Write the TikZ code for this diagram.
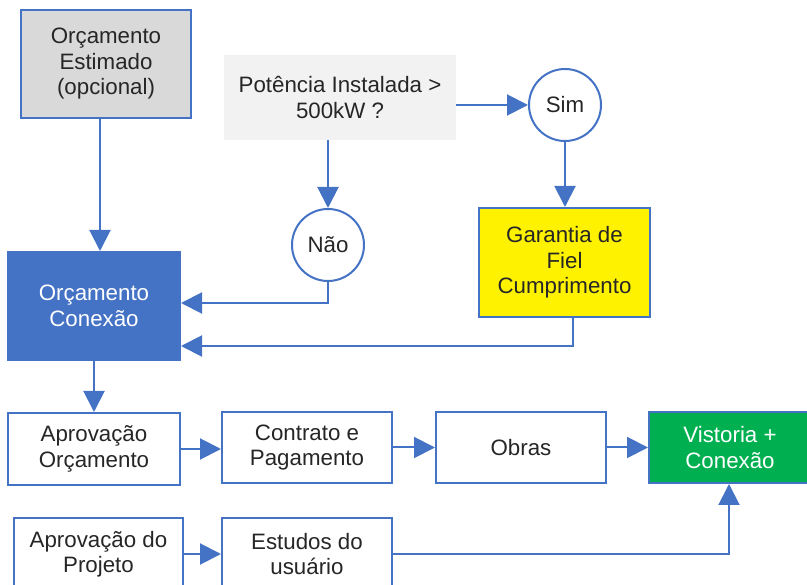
\documentclass[tikz,border=0pt]{standalone}
\usepackage{fontspec}
\setmainfont{Liberation Sans}
\usetikzlibrary{arrows.meta}
\definecolor{linha}{HTML}{4472C4}
\definecolor{cinza}{HTML}{D9D9D9}
\definecolor{cinzaclaro}{HTML}{F2F2F2}
\definecolor{verde}{HTML}{00B050}
\definecolor{texto}{HTML}{262626}
\begin{document}
\begin{tikzpicture}[x=1pt,y=-1pt,
    every node/.style={font=\fontsize{22.3}{25.5}\selectfont,align=center,inner sep=0pt,text=texto},
    caixa/.style={draw=linha,line width=2pt,fill=white},
    bola/.style={circle,draw=linha,line width=2pt,fill=white,minimum size=72pt},
    seta/.style={draw=linha,line width=2pt,-{Triangle[length=21pt,width=21pt]}}]
  \useasboundingbox (0,0) rectangle (807,585);
  \node[caixa,fill=cinza,minimum width=170pt,minimum height=108pt] (est) at (106,64) {Orçamento\\Estimado\\(opcional)};
  \node[fill=cinzaclaro,minimum width=232pt,minimum height=85pt] (pot) at (340,97.5) {Potência Instalada >\\500kW ?};
  \node[bola] (sim) at (565,105) {Sim};
  \node[bola] (nao) at (328,245) {Não};
  \node[caixa,fill=yellow,minimum width=171pt,minimum height=109pt] (gar) at (564.5,262.5) {Garantia de\\Fiel\\Cumprimento};
  \node[caixa,fill=linha,text=white,minimum width=172pt,minimum height=108pt] (orc) at (94,306) {Orçamento\\Conexão};
  \node[caixa,minimum width=172pt,minimum height=72pt] (apo) at (94,449) {Aprovação\\Orçamento};
  \node[caixa,minimum width=170pt,minimum height=71pt] (con) at (307,447.5) {Contrato e\\Pagamento};
  \node[caixa,minimum width=170pt,minimum height=71pt] (obr) at (521,447.5) {Obras};
  \node[caixa,fill=verde,text=white,minimum width=162pt,minimum height=71pt] (vis) at (730,447.5) {Vistoria +\\Conexão};
  \node[caixa,minimum width=169pt,minimum height=72pt] (apj) at (98.5,554) {Aprovação do\\Projeto};
  \node[caixa,minimum width=170pt,minimum height=72pt] (etu) at (307,554) {Estudos do\\usuário};

  \draw[seta] ([xshift=-6pt]est.south) -- ([xshift=6pt]orc.north);
  \draw[seta] (pot.east |- sim.west) -- (sim.west);
  \draw[seta] (nao.north |- pot.south) -- (nao.north);
  \draw[seta] (sim.south) -- (sim.south |- gar.north);
  \draw[seta] (nao.south) |- ([yshift=3pt]orc.east);
  \draw[seta] ([xshift=8pt]gar.south) |- ([yshift=-40pt]orc.east);
  \draw[seta] (orc.south) -- (apo.north);
  \draw[seta] (apo.east) -- (apo.east -| con.west);
  \draw[seta] (con.east) -- (obr.west);
  \draw[seta] (obr.east) -- (vis.west);
  \draw[seta] (apj.east) -- (etu.west);
  \draw[seta] (etu.east) -| ([xshift=-1pt]vis.south);
\end{tikzpicture}
\end{document}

WHAT IS REQUIRED:
Return the whole listing, word for word, and leave out every picture.

FULL SOLUTION:
Write the TikZ code for this diagram.
\documentclass[tikz,border=0pt]{standalone}
\usepackage{fontspec}
\setmainfont{Liberation Sans}
\usetikzlibrary{arrows.meta}
\definecolor{linha}{HTML}{4472C4}
\definecolor{cinza}{HTML}{D9D9D9}
\definecolor{cinzaclaro}{HTML}{F2F2F2}
\definecolor{verde}{HTML}{00B050}
\definecolor{texto}{HTML}{262626}
\begin{document}
\begin{tikzpicture}[x=1pt,y=-1pt,
    every node/.style={font=\fontsize{22.3}{25.5}\selectfont,align=center,inner sep=0pt,text=texto},
    caixa/.style={draw=linha,line width=2pt,fill=white},
    bola/.style={circle,draw=linha,line width=2pt,fill=white,minimum size=72pt},
    seta/.style={draw=linha,line width=2pt,-{Triangle[length=21pt,width=21pt]}}]
  \useasboundingbox (0,0) rectangle (807,585);
  \node[caixa,fill=cinza,minimum width=170pt,minimum height=108pt] (est) at (106,64) {Orçamento\\Estimado\\(opcional)};
  \node[fill=cinzaclaro,minimum width=232pt,minimum height=85pt] (pot) at (340,97.5) {Potência Instalada >\\500kW ?};
  \node[bola] (sim) at (565,105) {Sim};
  \node[bola] (nao) at (328,245) {Não};
  \node[caixa,fill=yellow,minimum width=171pt,minimum height=109pt] (gar) at (564.5,262.5) {Garantia de\\Fiel\\Cumprimento};
  \node[caixa,fill=linha,text=white,minimum width=172pt,minimum height=108pt] (orc) at (94,306) {Orçamento\\Conexão};
  \node[caixa,minimum width=172pt,minimum height=72pt] (apo) at (94,449) {Aprovação\\Orçamento};
  \node[caixa,minimum width=170pt,minimum height=71pt] (con) at (307,447.5) {Contrato e\\Pagamento};
  \node[caixa,minimum width=170pt,minimum height=71pt] (obr) at (521,447.5) {Obras};
  \node[caixa,fill=verde,text=white,minimum width=162pt,minimum height=71pt] (vis) at (730,447.5) {Vistoria +\\Conexão};
  \node[caixa,minimum width=169pt,minimum height=72pt] (apj) at (98.5,554) {Aprovação do\\Projeto};
  \node[caixa,minimum width=170pt,minimum height=72pt] (etu) at (307,554) {Estudos do\\usuário};

  \draw[seta] ([xshift=-6pt]est.south) -- ([xshift=6pt]orc.north);
  \draw[seta] (pot.east |- sim.west) -- (sim.west);
  \draw[seta] (nao.north |- pot.south) -- (nao.north);
  \draw[seta] (sim.south) -- (sim.south |- gar.north);
  \draw[seta] (nao.south) |- ([yshift=3pt]orc.east);
  \draw[seta] ([xshift=8pt]gar.south) |- ([yshift=-40pt]orc.east);
  \draw[seta] (orc.south) -- (apo.north);
  \draw[seta] (apo.east) -- (apo.east -| con.west);
  \draw[seta] (con.east) -- (obr.west);
  \draw[seta] (obr.east) -- (vis.west);
  \draw[seta] (apj.east) -- (etu.west);
  \draw[seta] (etu.east) -| ([xshift=-1pt]vis.south);
\end{tikzpicture}
\end{document}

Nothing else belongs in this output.